The Cultural Heritage Technologies for Sustainable Cities Project (2020-2021) builds an interdisciplinary network to address contemporary challenges for urban cultural heritage in fast-developing cities like Istanbul.
In 2020 the Netherlands Institute in Turkey received a grant from the NWO Science Diplomacy Fund for the Cultural Heritage Technologies for Sustainable Cities project. The funding enables us to build a network of specialists in cultural heritage, ICT and urban planning, and public engagement from institutions in the Netherlands and Turkey and to explore methods and best practices to integrate these specializations to address contemporary challenges for urban cultural heritage.
Participating scholars are affiliated with a number of academic institutions, including the Netherlands Institute in Turkey, Leiden University, Leiden/Delft/Erasmus Center for Global Heritage and Development, Maastricht University, Technical University Eindhoven, Radboud University Nijmegen, Mustafa Kemal University, Istanbul Technical University and the University of Central Florida.

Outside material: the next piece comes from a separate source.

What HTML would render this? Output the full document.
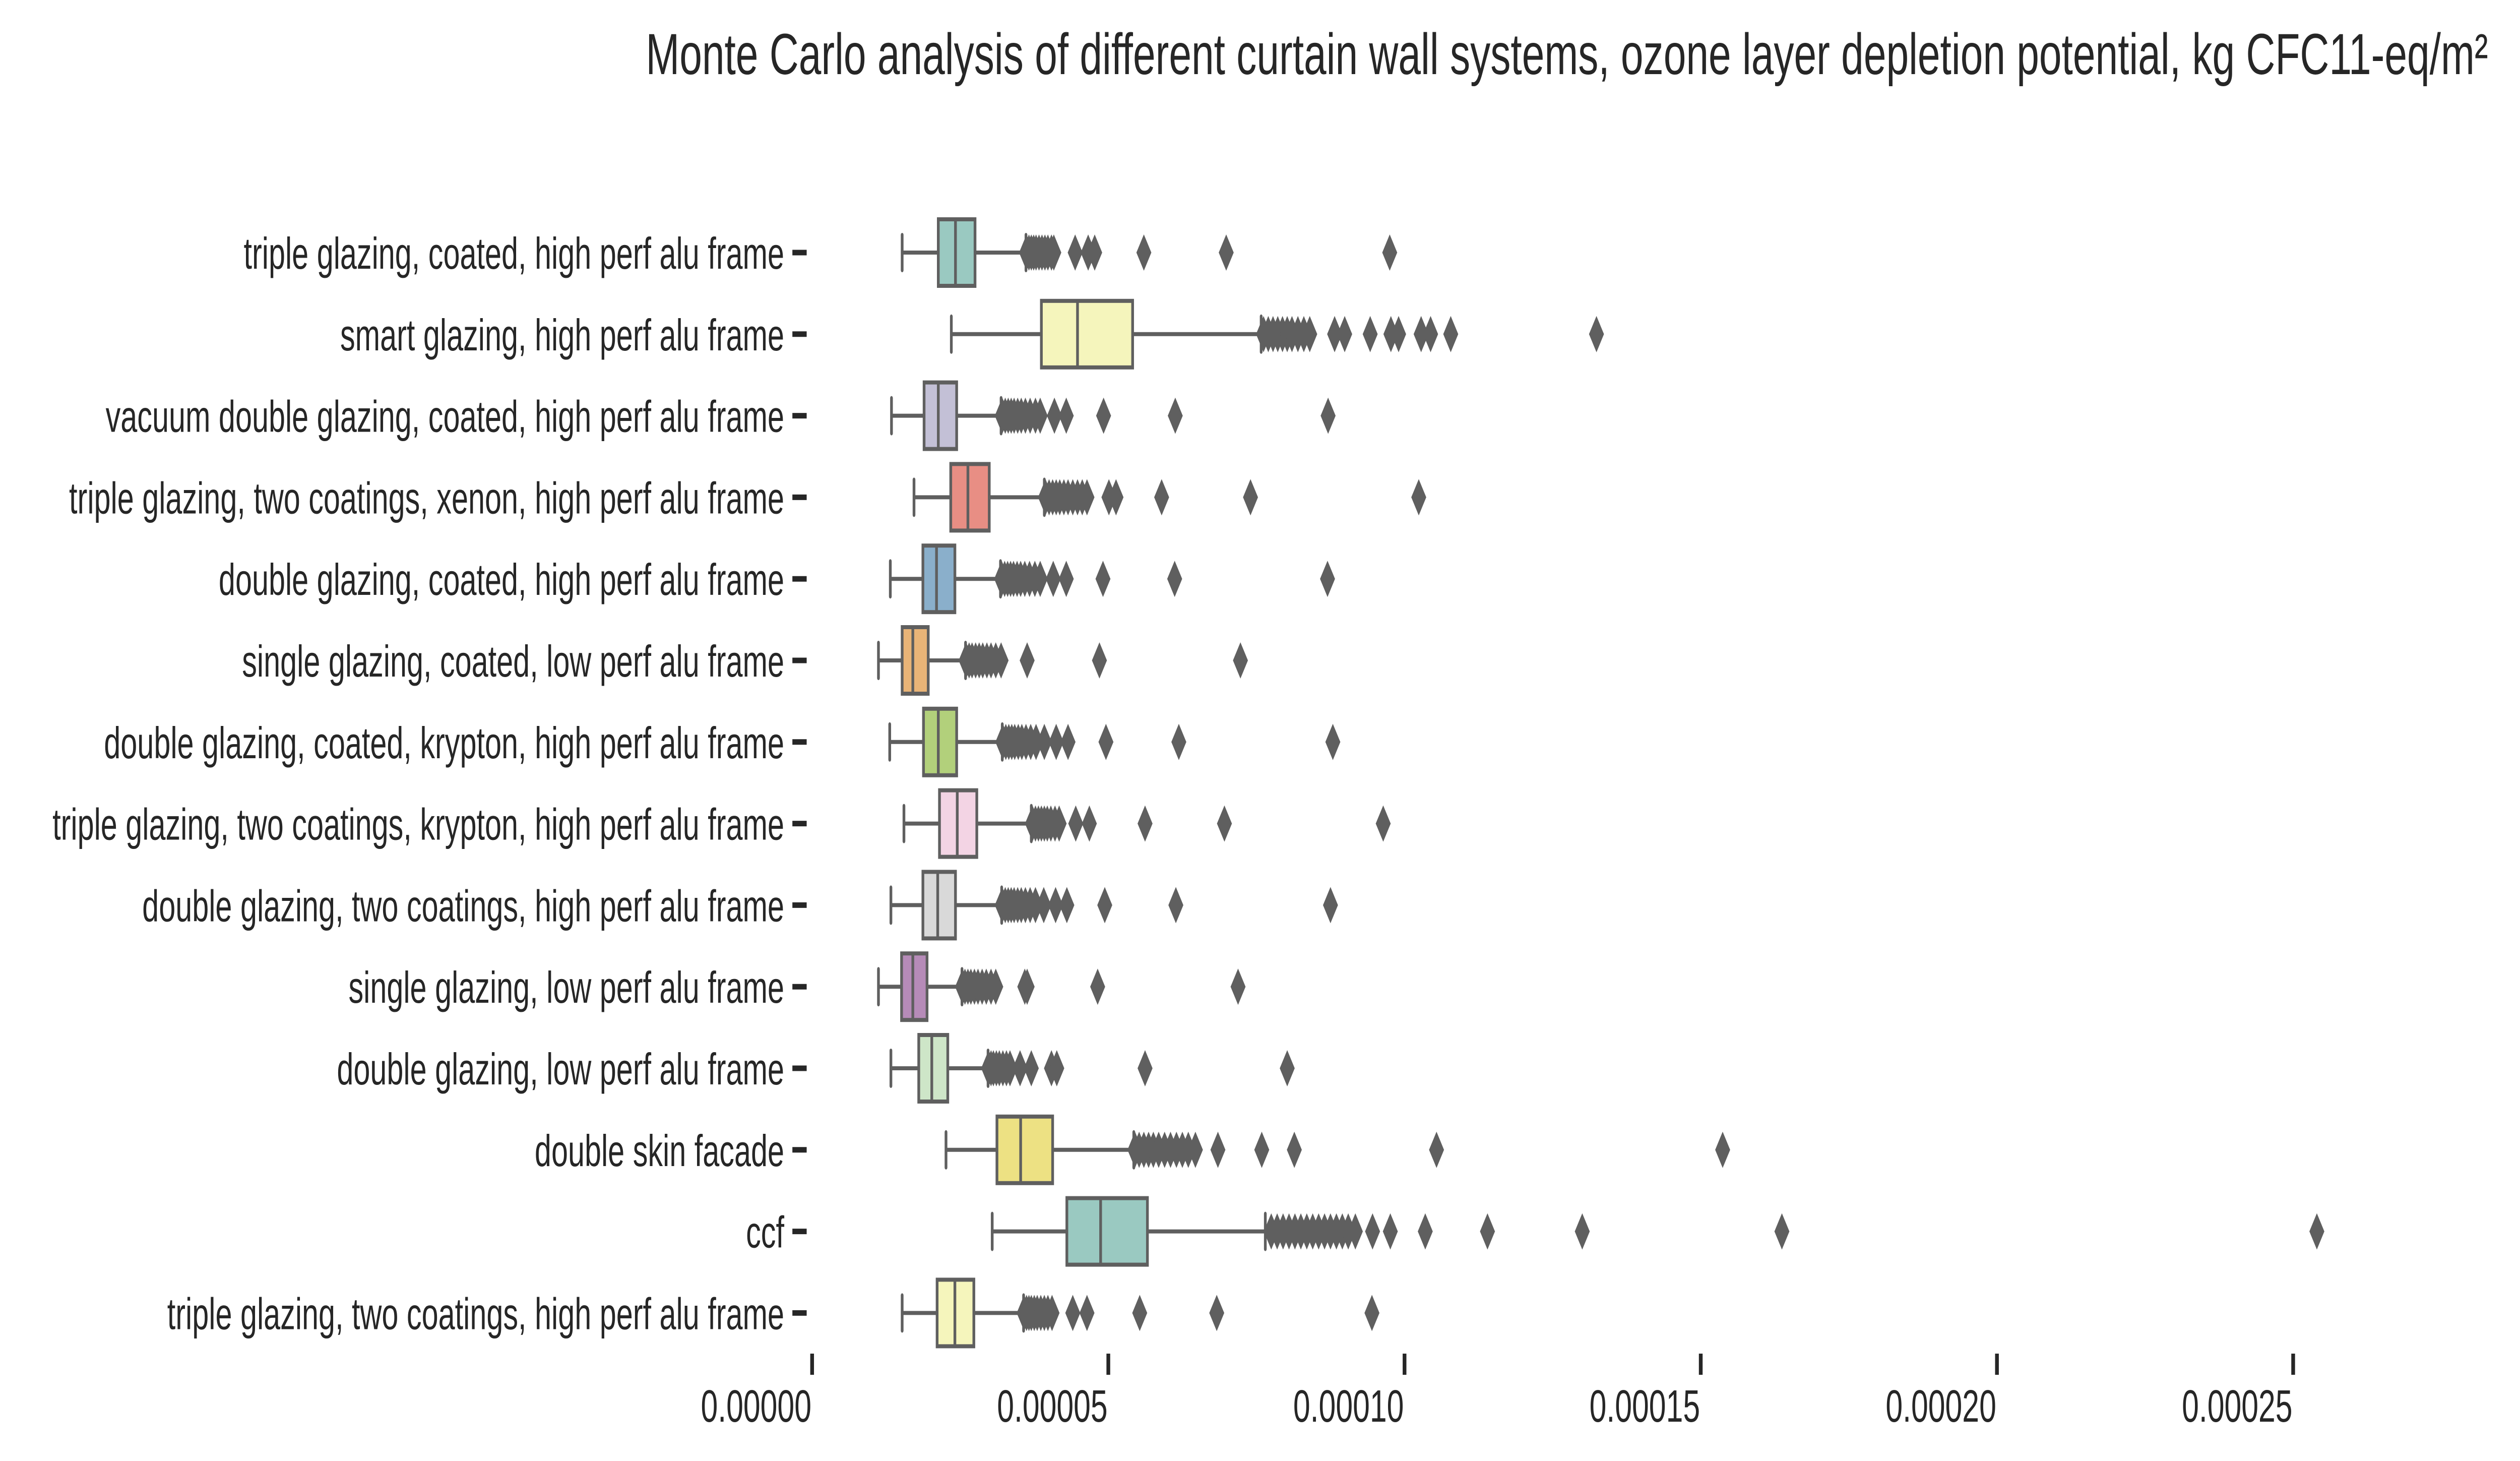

The project is conducted in collaboration with the Netherlands Consulate-General in Istanbul and will work together with heritage authorities and organizations.
The project will focus on Istanbul’s rich water-related heritage, which includes everything from aqueducts, cisterns and water distribution points to sacred springs, hammams and fountains, and that cross-cuts historical periods, ethnic communities and urban-nature boundaries. In an initial pilot project conducted in late 2020 and early 2021, the newly formed network takes the Valens aqueduct bridge as its focus. This is a major 971 m-long landmark in the old city that dominates the skyline between the third and fourth hills of historical Constantinople. It was originally built in the fourth century AD and functioned, with interruptions, during the Byzantine and Ottoman periods.
Beyond the brief NWO-SDF project, a longer-term goal of this network is to stimulate the development of ICT-based tools and practices that help ensure that urban cultural heritage is integrated in sustainable and livable cities. Such tools and practices can include the development of virtual and augmented reality applications to show the multilayered history of buildings and places and their social uses over time, data mining of social media to study values attached by residents and tourists to different heritage sites, the engagement of urban communities in the documentation of sites, or the participation of residents in heritage-based planning and urban design challenges.